After discovering the opportunity to become a guide in B.C. in 1994, Millar moved to Alberta in 1997 and spent four years exploring the parks, so that he can now “hike them blindfolded.” He launched his small backcountry tour company, Watchable Wildlife Tours Group, in 2001, and spends most of his time guiding customers through the Beaver Hills area, which includes Elk Island National Park and the Cooking Lake-Blackfoot recreation area, about a 20 minute drive from Sherwood Park.
Millar said that Elk Island National Park has “the big six”—plains bison, wood bison, moose, elk, whitetail deer and mule deer—and that the sheer number of mammals per square metre of land increases the odds of going home with a great wildlife shot.
“Especially in Elk Island, the majority of animals are fairly used to seeing vehicles and people, so it makes photography that much easier,” he said. “However, they’re still wild animals. You don’t stress them out, you don’t annoy them, and for sure you don’t become a threat. You maintain a respectful distance.”

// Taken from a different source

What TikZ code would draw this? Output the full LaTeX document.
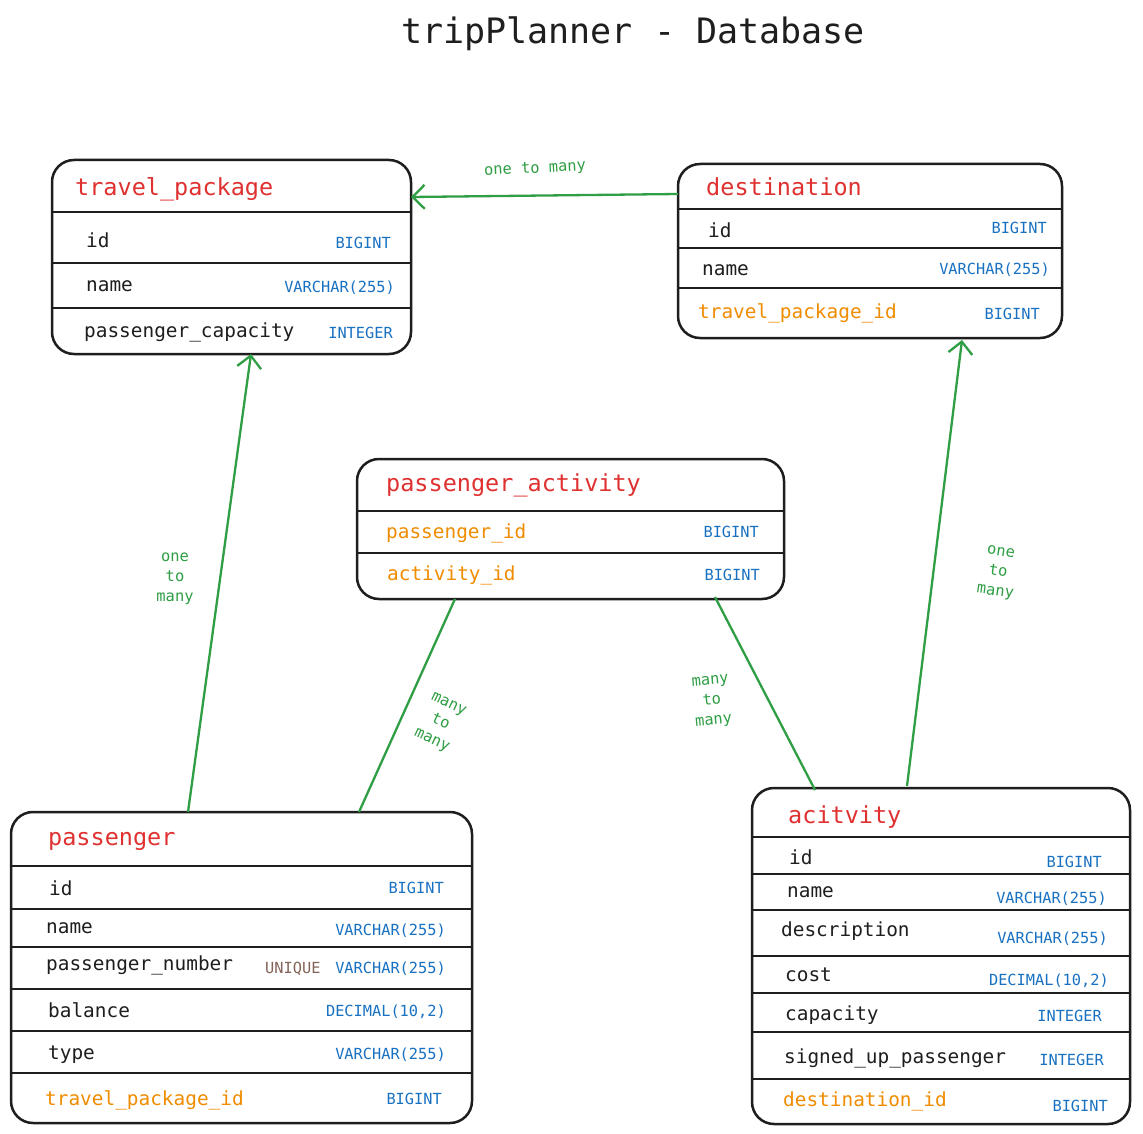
\documentclass[tikz,border=0pt]{standalone}
\usepackage{fontspec}
\setmonofont{DejaVu Sans Mono}
\usetikzlibrary{arrows.meta,calc}
\definecolor{ink}{HTML}{1E1E1E}
\definecolor{hred}{HTML}{E03131}
\definecolor{fkor}{HTML}{F08C00}
\definecolor{tblue}{HTML}{1971C2}
\definecolor{ubrown}{HTML}{846358}
\definecolor{rgreen}{HTML}{2F9E44}
\begin{document}
\begin{tikzpicture}[x=1pt,y=-1pt,
  tbl/.style={draw=ink, line width=2.5pt, rounded corners=22pt, inner sep=0pt, outer sep=0pt},
  div/.style={draw=ink, line width=2.8pt},
  title/.style={font=\ttfamily\fontsize{35}{40}\selectfont, text=ink},
  hdr/.style={font=\ttfamily\fontsize{23.5}{26}\selectfont, text=hred, anchor=west, inner sep=0pt},
  fld/.style={font=\ttfamily\fontsize{19.4}{22}\selectfont, text=ink, anchor=west, inner sep=0pt},
  fk/.style={font=\ttfamily\fontsize{19.4}{22}\selectfont, text=fkor, anchor=west, inner sep=0pt},
  typ/.style={font=\ttfamily\fontsize{15.3}{18}\selectfont, text=tblue, anchor=east, inner sep=0pt},
  uniq/.style={font=\ttfamily\fontsize{15.3}{18}\selectfont, text=ubrown, anchor=west, inner sep=0pt},
  rel/.style={draw=rgreen, line width=2.3pt},
  arr/.style={rel, -{Straight Barb[length=12pt,width=24pt,line width=2.3pt]}},
  lbl/.style={font=\ttfamily\fontsize{15.4}{20}\selectfont, text=rgreen, align=center, inner sep=0pt}
]
\useasboundingbox[fill=white] (0,0) rectangle (1143,1134);

\node[title] (ttl) at (633,34) {tripPlanner - Database};

% travel_package
\node[tbl, minimum width=359pt, minimum height=194pt] (tp) at (231.5,257) {};
\draw[div] ($(tp.north west)+(0,52)$) -- ($(tp.north east)+(0,52)$);
\draw[div] ($(tp.north west)+(0,103)$) -- ($(tp.north east)+(0,103)$);
\draw[div] ($(tp.north west)+(0,148)$) -- ($(tp.north east)+(0,148)$);
\node[hdr] (tpH) at (75,189) {travel\_package};
\node[fld] (tp1) at (86,240) {id};
\node[typ] (tp1t) at (391,243) {BIGINT};
\node[fld] (tp2) at (86,286) {name};
\node[typ] (tp2t) at (395,288) {VARCHAR(255)};
\node[fld] (tp3) at (84,332) {passenger\_capacity};
\node[typ] (tp3t) at (393,333) {INTEGER};

% destination
\node[tbl, minimum width=384pt, minimum height=174pt] (ds) at (870,251) {};
\draw[div] ($(ds.north west)+(0,45)$) -- ($(ds.north east)+(0,45)$);
\draw[div] ($(ds.north west)+(0,84)$) -- ($(ds.north east)+(0,84)$);
\draw[div] ($(ds.north west)+(0,124)$) -- ($(ds.north east)+(0,124)$);
\node[hdr] (dsH) at (706,187) {destination};
\node[fld] (ds1) at (708,230) {id};
\node[typ] (ds1t) at (1047,228) {BIGINT};
\node[fld] (ds2) at (702,270) {name};
\node[typ] (ds2t) at (1050,270) {VARCHAR(255)};
\node[fk] (ds3) at (698,313) {travel\_package\_id};
\node[typ] (ds3t) at (1040,314) {BIGINT};

% passenger_activity
\node[tbl, minimum width=427pt, minimum height=140pt] (pa) at (570.5,529) {};
\draw[div] ($(pa.north west)+(0,52)$) -- ($(pa.north east)+(0,52)$);
\draw[div] ($(pa.north west)+(0,94)$) -- ($(pa.north east)+(0,94)$);
\node[hdr] (paH) at (386,485) {passenger\_activity};
\node[fk] (pa1) at (386,533) {passenger\_id};
\node[typ] (pa1t) at (759,532) {BIGINT};
\node[fk] (pa2) at (387,575) {activity\_id};
\node[typ] (pa2t) at (760,575) {BIGINT};

% passenger
\node[tbl, minimum width=461pt, minimum height=311pt] (ps) at (241.5,967.5) {};
\draw[div] ($(ps.north west)+(0,54)$) -- ($(ps.north east)+(0,54)$);
\draw[div] ($(ps.north west)+(0,97)$) -- ($(ps.north east)+(0,97)$);
\draw[div] ($(ps.north west)+(0,135)$) -- ($(ps.north east)+(0,135)$);
\draw[div] ($(ps.north west)+(0,177)$) -- ($(ps.north east)+(0,177)$);
\draw[div] ($(ps.north west)+(0,219)$) -- ($(ps.north east)+(0,219)$);
\draw[div] ($(ps.north west)+(0,261)$) -- ($(ps.north east)+(0,261)$);
\node[hdr] (psH) at (48,841) {passenger};
\node[fld] (ps1) at (49,888) {id};
\node[typ] (ps1t) at (444,888) {BIGINT};
\node[fld] (ps2) at (46,928) {name};
\node[typ] (ps2t) at (446,931) {VARCHAR(255)};
\node[fld] (ps3) at (46,965) {passenger\_number};
\node[uniq] (ps3u) at (265,969) {UNIQUE};
\node[typ] (ps3t) at (446,969) {VARCHAR(255)};
\node[fld] (ps4) at (48,1010) {balance};
\node[typ] (ps4t) at (446,1012) {DECIMAL(10,2)};
\node[fld] (ps5) at (48,1055) {type};
\node[typ] (ps5t) at (446,1055) {VARCHAR(255)};
\node[fk] (ps6) at (45,1100) {travel\_package\_id};
\node[typ] (ps6t) at (442,1099) {BIGINT};

% acitvity
\node[tbl, minimum width=378pt, minimum height=336pt] (ac) at (941,956) {};
\draw[div] ($(ac.north west)+(0,49)$) -- ($(ac.north east)+(0,49)$);
\draw[div] ($(ac.north west)+(0,86)$) -- ($(ac.north east)+(0,86)$);
\draw[div] ($(ac.north west)+(0,122)$) -- ($(ac.north east)+(0,122)$);
\draw[div] ($(ac.north west)+(0,168)$) -- ($(ac.north east)+(0,168)$);
\draw[div] ($(ac.north west)+(0,205)$) -- ($(ac.north east)+(0,205)$);
\draw[div] ($(ac.north west)+(0,244)$) -- ($(ac.north east)+(0,244)$);
\draw[div] ($(ac.north west)+(0,291)$) -- ($(ac.north east)+(0,291)$);
\node[hdr] (acH) at (788,817) {acitvity};
\node[fld] (ac1) at (789,857) {id};
\node[typ] (ac1t) at (1102,862) {BIGINT};
\node[fld] (ac2) at (787,892) {name};
\node[typ] (ac2t) at (1107,899) {VARCHAR(255)};
\node[fld] (ac3) at (781,931) {description};
\node[typ] (ac3t) at (1108,939) {VARCHAR(255)};
\node[fld] (ac4) at (785,975) {cost};
\node[typ] (ac4t) at (1109,981) {DECIMAL(10,2)};
\node[fld] (ac5) at (785,1015) {capacity};
\node[typ] (ac5t) at (1102,1016) {INTEGER};
\node[fld] (ac6) at (784,1058) {signed\_up\_passenger};
\node[typ] (ac6t) at (1104,1060) {INTEGER};
\node[fk] (ac7) at (783,1101) {destination\_id};
\node[typ] (ac7t) at (1108,1106) {BIGINT};

% relations
\draw[arr] ($(ds.north west)+(0,30)$) -- ($(tp.north east)+(0,37)$);
\node[lbl, rotate=3] (l1) at (535,169) {one to many};

\draw[arr] ($(ps.north west)+(177,0)$) -- ($(tp.south west)+(199,0)$);
\node[lbl] (l2) at (175,579) {one\\to\\many};

\draw[rel] ($(pa.south west)+(98,0)$) -- ($(ps.north west)+(348,0)$);
\node[lbl, rotate=-25] (l3) at (440,723) {many\\to\\many};

\draw[rel] ($(pa.south west)+(358,-2)$) -- ($(ac.north west)+(63,2)$);
\node[lbl, rotate=5] (l4) at (712,702) {many\\to\\many};

\draw[arr] ($(ac.north west)+(155,-2)$) -- ($(ds.south west)+(284,2)$);
\node[lbl, rotate=-8] (l5) at (998,573) {one\\to\\many};
\end{tikzpicture}
\end{document}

Millar said that the best odds of enjoying a wildlife sighting from a safe distance are at dawn and dusk, so being familiar with your camera settings is an important way to prepare for a photo tour of the area. He also said that choosing the camera itself comes more into play.
“I use an Olympus T-57OC,” he said. “It’s got a telephoto lens, but it’s small enough that it’s very easy to carry when you’re hiking. That’s the trade-off. A lot of the professional photographers or the serious amateurs tend to be very heavy in equipment, which is good if you’re going to be getting commercial-grade photos. But if you’re going to be hiking 10 kilometres in the backcountry, you’re going to have to give up on something.”
While Millar estimates he has seen over 500 moose, he’s still excited every time he spots one.
“I’m not only seeing another moose, but I get to see the moose through your eyes for the first time. That makes a big, big difference. It’s just amazing to watch the look on people’s faces. It’s something you never really get tired of. Certainly I haven’t.”